Source code of charts
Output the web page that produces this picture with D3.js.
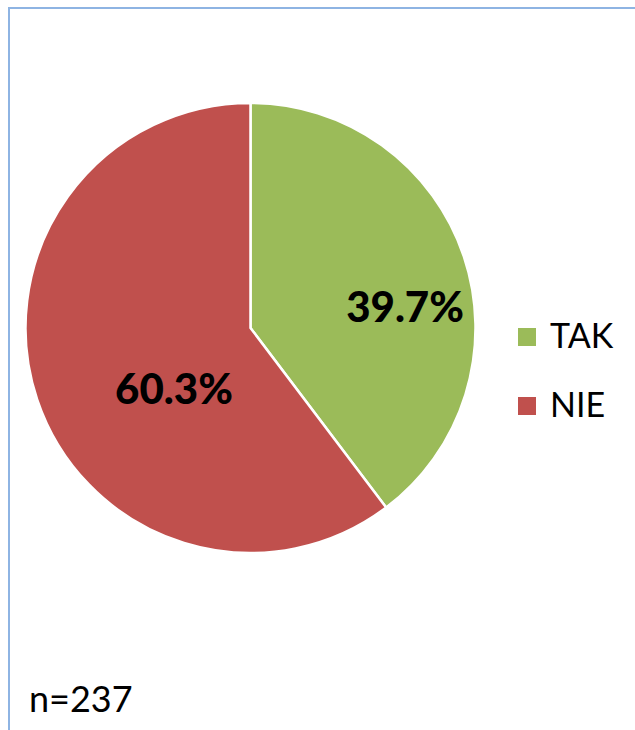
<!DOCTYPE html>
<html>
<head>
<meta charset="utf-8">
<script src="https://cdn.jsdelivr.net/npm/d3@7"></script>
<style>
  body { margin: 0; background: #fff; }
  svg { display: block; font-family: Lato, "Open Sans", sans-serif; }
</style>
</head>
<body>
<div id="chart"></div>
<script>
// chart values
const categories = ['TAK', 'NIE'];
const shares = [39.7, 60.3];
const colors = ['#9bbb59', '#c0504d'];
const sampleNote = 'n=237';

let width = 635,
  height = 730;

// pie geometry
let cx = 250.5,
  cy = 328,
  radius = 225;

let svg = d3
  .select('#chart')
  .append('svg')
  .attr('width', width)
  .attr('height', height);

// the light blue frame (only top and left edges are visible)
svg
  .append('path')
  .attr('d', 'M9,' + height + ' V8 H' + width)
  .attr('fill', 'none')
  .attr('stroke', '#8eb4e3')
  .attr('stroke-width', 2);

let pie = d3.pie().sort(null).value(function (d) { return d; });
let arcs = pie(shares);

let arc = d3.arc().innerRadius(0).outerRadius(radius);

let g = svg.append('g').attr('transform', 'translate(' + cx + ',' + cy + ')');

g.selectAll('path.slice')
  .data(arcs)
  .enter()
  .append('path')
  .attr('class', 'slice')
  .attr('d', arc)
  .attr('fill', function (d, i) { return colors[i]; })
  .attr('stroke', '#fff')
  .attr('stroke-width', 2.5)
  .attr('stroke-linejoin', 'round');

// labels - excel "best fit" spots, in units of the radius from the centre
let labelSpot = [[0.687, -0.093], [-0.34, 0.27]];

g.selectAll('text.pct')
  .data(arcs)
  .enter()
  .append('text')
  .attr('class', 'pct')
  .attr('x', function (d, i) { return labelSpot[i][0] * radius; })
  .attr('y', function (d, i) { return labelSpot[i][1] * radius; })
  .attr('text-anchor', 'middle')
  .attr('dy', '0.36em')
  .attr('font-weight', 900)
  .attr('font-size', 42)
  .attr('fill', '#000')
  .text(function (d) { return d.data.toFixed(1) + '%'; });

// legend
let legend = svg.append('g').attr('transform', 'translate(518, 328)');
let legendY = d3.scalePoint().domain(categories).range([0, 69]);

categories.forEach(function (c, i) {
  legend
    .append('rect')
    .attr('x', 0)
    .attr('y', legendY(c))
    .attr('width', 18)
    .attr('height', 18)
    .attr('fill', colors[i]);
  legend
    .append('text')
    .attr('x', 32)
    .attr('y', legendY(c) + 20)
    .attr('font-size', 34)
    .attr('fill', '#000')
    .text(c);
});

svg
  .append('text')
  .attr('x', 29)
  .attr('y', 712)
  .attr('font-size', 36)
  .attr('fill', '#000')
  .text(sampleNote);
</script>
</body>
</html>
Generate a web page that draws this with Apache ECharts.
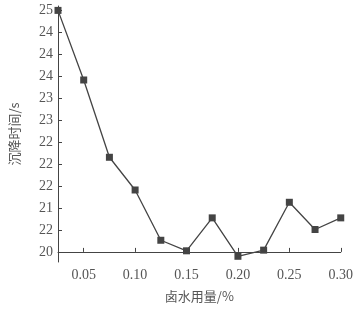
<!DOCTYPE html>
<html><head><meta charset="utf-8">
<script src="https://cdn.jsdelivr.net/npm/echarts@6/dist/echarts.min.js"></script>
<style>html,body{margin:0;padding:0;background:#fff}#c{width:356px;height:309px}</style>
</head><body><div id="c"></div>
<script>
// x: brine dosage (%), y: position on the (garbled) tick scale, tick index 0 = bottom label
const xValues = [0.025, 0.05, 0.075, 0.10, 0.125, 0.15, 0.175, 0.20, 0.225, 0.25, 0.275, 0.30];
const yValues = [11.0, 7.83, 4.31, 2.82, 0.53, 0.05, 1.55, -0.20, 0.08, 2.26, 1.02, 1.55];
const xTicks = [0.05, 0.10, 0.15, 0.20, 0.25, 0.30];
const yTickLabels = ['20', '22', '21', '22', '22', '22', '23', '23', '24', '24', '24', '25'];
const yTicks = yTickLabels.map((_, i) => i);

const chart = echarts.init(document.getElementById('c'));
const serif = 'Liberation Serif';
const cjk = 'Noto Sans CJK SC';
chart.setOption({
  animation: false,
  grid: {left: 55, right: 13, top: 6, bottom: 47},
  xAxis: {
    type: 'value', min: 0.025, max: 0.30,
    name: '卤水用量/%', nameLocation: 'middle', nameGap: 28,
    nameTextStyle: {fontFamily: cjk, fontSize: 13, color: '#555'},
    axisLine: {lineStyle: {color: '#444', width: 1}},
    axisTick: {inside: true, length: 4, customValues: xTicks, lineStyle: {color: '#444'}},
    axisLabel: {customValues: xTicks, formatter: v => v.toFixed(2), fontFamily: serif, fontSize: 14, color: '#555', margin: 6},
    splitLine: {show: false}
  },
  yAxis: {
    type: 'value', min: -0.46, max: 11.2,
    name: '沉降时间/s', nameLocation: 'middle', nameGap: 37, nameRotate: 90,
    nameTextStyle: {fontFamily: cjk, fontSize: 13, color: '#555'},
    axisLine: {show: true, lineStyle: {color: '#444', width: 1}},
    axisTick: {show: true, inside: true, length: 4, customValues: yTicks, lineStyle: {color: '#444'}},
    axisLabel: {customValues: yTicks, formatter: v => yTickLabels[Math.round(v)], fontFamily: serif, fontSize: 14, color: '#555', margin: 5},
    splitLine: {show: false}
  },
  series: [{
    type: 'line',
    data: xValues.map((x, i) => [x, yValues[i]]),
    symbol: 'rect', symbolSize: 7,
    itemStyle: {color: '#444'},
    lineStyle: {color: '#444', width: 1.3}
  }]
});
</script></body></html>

WHAT YOU WILL DO:
Pictures are excluded: retype only the lines from the beginning of the listing above through the line with "const sampleNote = 'n=237';", both included.

WRITTEN REPLY:
Output the web page that produces this picture with D3.js.
<!DOCTYPE html>
<html>
<head>
<meta charset="utf-8">
<script src="https://cdn.jsdelivr.net/npm/d3@7"></script>
<style>
  body { margin: 0; background: #fff; }
  svg { display: block; font-family: Lato, "Open Sans", sans-serif; }
</style>
</head>
<body>
<div id="chart"></div>
<script>
// chart values
const categories = ['TAK', 'NIE'];
const shares = [39.7, 60.3];
const colors = ['#9bbb59', '#c0504d'];
const sampleNote = 'n=237';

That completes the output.